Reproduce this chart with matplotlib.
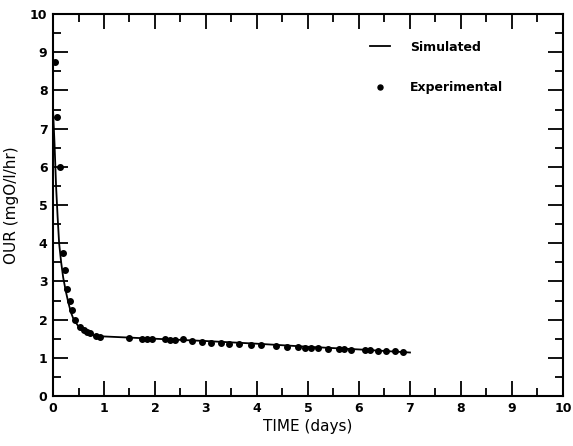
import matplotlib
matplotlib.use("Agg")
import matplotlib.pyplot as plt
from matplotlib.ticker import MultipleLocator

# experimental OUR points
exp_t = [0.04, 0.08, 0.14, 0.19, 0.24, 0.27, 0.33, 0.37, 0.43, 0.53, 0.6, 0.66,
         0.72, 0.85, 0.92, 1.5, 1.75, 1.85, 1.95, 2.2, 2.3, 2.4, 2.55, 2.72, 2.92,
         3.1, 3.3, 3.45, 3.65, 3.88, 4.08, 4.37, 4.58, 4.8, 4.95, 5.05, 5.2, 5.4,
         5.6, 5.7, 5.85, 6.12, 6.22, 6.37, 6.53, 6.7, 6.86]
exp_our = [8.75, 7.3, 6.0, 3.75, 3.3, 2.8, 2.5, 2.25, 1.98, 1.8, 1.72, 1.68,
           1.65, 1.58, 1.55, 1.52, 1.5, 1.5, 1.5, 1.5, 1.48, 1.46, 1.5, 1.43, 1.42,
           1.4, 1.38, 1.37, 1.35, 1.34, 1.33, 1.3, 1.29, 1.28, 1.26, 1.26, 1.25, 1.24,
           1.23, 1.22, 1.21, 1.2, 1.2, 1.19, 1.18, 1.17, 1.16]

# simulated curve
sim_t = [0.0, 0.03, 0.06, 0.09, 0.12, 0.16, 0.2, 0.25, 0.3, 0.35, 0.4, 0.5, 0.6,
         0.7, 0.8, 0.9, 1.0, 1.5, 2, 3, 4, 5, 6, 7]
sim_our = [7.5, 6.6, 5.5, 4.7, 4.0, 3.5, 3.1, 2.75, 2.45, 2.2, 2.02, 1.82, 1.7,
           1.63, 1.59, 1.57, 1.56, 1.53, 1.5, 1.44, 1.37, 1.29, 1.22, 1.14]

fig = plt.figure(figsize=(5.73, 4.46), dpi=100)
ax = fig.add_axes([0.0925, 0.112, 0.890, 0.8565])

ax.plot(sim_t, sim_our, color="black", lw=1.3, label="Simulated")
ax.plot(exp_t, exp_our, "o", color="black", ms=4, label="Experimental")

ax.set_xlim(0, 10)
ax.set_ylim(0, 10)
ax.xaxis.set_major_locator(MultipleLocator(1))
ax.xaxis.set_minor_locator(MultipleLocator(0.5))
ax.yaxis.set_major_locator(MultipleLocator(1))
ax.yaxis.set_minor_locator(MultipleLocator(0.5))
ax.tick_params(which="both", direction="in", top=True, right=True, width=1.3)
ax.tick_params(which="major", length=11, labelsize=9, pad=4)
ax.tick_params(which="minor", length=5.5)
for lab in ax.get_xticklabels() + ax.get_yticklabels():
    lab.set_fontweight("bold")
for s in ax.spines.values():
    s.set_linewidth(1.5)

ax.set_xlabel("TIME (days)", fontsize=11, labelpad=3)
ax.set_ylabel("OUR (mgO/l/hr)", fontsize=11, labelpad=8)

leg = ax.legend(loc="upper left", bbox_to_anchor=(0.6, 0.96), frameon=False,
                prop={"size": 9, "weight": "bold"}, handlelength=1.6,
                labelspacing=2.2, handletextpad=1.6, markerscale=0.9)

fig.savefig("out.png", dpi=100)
==
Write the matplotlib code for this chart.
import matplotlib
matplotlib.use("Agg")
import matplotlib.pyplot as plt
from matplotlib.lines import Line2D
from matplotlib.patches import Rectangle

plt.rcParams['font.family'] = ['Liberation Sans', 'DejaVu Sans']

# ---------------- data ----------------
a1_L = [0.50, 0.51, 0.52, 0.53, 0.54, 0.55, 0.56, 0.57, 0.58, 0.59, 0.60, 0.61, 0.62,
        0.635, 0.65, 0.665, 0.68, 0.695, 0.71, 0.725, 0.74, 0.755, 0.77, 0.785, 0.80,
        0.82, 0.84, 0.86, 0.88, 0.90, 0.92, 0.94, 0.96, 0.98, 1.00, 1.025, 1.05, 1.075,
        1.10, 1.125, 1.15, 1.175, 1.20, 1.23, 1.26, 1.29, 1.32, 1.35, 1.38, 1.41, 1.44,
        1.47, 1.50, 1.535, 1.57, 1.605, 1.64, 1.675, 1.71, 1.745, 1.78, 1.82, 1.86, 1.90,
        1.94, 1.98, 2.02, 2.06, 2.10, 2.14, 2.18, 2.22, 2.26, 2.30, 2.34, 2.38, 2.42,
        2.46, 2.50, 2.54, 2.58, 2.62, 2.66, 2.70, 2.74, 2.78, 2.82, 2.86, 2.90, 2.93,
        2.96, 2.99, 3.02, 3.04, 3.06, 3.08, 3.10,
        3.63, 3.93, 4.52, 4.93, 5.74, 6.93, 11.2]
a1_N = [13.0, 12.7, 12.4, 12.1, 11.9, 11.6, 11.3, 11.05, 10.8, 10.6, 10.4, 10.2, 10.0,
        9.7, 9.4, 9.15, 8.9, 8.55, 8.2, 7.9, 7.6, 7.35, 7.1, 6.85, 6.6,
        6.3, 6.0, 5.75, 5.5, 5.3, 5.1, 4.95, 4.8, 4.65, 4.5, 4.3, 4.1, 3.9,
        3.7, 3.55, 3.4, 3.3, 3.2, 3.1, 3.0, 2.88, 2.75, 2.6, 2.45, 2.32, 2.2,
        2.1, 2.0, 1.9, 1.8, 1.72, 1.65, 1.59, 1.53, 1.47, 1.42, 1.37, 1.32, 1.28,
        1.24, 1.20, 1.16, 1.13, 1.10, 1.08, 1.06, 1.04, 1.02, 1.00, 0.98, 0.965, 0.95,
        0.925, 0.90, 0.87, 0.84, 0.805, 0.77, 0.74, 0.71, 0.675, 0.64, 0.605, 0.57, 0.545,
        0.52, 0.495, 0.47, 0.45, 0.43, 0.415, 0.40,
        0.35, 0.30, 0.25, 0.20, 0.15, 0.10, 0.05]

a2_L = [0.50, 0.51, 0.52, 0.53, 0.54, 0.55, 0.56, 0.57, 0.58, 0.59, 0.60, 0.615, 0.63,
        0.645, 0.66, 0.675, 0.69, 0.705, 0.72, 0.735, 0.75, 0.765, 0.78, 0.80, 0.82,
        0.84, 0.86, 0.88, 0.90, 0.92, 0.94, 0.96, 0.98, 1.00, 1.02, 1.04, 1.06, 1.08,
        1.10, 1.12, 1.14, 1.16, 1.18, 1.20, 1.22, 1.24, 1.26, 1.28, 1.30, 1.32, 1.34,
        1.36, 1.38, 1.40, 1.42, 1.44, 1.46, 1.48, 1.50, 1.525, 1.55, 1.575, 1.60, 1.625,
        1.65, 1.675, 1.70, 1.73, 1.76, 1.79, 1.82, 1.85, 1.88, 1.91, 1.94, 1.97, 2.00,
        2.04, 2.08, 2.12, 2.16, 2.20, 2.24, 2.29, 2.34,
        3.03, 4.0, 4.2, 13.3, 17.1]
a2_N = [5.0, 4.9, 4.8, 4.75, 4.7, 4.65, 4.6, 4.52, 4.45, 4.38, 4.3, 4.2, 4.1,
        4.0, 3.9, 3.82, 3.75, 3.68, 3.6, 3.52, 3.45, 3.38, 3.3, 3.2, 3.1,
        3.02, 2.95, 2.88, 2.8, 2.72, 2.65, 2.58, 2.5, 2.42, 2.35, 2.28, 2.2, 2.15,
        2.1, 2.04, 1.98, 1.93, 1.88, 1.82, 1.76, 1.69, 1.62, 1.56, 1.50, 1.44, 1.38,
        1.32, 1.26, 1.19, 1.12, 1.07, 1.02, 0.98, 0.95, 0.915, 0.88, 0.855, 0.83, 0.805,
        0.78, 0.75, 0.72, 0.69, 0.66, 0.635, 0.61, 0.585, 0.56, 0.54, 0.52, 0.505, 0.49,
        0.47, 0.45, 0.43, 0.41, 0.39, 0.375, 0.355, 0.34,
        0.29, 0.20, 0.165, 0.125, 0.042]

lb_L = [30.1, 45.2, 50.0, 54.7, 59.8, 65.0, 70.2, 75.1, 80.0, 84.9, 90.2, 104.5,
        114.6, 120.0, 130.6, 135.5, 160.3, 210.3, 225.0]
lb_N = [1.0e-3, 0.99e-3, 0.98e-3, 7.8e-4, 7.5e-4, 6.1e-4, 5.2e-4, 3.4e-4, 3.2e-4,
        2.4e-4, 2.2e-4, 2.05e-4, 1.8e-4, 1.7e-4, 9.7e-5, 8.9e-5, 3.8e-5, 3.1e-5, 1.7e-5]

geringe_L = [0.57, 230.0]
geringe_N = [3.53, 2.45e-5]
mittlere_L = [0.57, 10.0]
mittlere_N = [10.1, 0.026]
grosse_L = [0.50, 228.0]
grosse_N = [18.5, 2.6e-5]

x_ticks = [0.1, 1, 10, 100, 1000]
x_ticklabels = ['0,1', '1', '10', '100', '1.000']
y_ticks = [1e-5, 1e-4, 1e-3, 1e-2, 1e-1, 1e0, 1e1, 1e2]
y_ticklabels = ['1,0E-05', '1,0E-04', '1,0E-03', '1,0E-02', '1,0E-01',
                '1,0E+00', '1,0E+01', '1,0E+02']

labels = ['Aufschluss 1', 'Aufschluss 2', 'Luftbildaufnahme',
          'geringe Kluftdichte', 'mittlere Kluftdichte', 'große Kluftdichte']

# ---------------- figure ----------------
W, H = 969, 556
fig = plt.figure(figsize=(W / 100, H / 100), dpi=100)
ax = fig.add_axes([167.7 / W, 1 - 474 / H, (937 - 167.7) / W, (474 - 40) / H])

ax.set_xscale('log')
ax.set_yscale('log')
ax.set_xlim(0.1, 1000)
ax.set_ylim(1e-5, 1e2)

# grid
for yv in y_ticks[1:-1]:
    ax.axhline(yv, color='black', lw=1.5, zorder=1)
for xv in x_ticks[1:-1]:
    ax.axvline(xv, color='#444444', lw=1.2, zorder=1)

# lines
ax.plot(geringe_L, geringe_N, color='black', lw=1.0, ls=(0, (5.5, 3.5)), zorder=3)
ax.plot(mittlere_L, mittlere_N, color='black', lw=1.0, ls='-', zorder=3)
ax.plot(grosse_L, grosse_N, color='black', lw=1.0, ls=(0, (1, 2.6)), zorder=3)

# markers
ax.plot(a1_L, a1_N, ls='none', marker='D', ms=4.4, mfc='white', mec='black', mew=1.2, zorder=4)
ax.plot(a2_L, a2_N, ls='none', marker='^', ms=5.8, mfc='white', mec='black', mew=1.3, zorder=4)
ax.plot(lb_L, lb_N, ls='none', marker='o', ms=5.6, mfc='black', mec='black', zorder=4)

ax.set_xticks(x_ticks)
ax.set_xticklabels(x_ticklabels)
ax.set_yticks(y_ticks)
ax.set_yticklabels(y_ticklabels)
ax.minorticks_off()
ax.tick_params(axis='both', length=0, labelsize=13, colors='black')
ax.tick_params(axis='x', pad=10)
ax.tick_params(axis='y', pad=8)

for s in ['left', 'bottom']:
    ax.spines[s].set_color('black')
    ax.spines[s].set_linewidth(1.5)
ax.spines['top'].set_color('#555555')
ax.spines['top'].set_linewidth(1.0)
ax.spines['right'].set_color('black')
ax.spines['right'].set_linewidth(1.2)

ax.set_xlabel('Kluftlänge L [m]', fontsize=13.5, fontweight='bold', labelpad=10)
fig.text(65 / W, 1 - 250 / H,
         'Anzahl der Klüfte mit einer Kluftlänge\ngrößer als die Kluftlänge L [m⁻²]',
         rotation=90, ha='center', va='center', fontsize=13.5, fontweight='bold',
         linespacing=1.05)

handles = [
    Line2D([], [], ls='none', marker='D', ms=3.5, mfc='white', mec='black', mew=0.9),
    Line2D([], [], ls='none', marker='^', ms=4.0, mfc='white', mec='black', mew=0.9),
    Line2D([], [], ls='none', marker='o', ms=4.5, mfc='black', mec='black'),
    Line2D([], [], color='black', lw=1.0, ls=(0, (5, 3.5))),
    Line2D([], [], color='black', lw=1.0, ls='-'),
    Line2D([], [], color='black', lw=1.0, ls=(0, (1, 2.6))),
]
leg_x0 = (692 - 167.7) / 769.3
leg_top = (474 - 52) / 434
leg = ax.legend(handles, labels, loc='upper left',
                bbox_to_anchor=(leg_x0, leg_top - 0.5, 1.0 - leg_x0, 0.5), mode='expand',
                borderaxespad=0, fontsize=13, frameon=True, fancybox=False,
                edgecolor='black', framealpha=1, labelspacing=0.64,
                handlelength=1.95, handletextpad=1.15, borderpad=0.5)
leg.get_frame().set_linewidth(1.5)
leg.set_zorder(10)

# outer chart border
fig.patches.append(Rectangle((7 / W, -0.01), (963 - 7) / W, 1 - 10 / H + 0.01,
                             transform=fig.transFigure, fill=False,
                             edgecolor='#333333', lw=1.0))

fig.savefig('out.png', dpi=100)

**Exercise**
Above is a listing; print exactly its lines from the one with "Write the matplotlib code for this chart." through the one with "plt.rcParams['font.family'] = ['Liberation", and no other lines.

**Final answer**
Write the matplotlib code for this chart.
import matplotlib
matplotlib.use("Agg")
import matplotlib.pyplot as plt
from matplotlib.lines import Line2D
from matplotlib.patches import Rectangle

plt.rcParams['font.family'] = ['Liberation Sans', 'DejaVu Sans']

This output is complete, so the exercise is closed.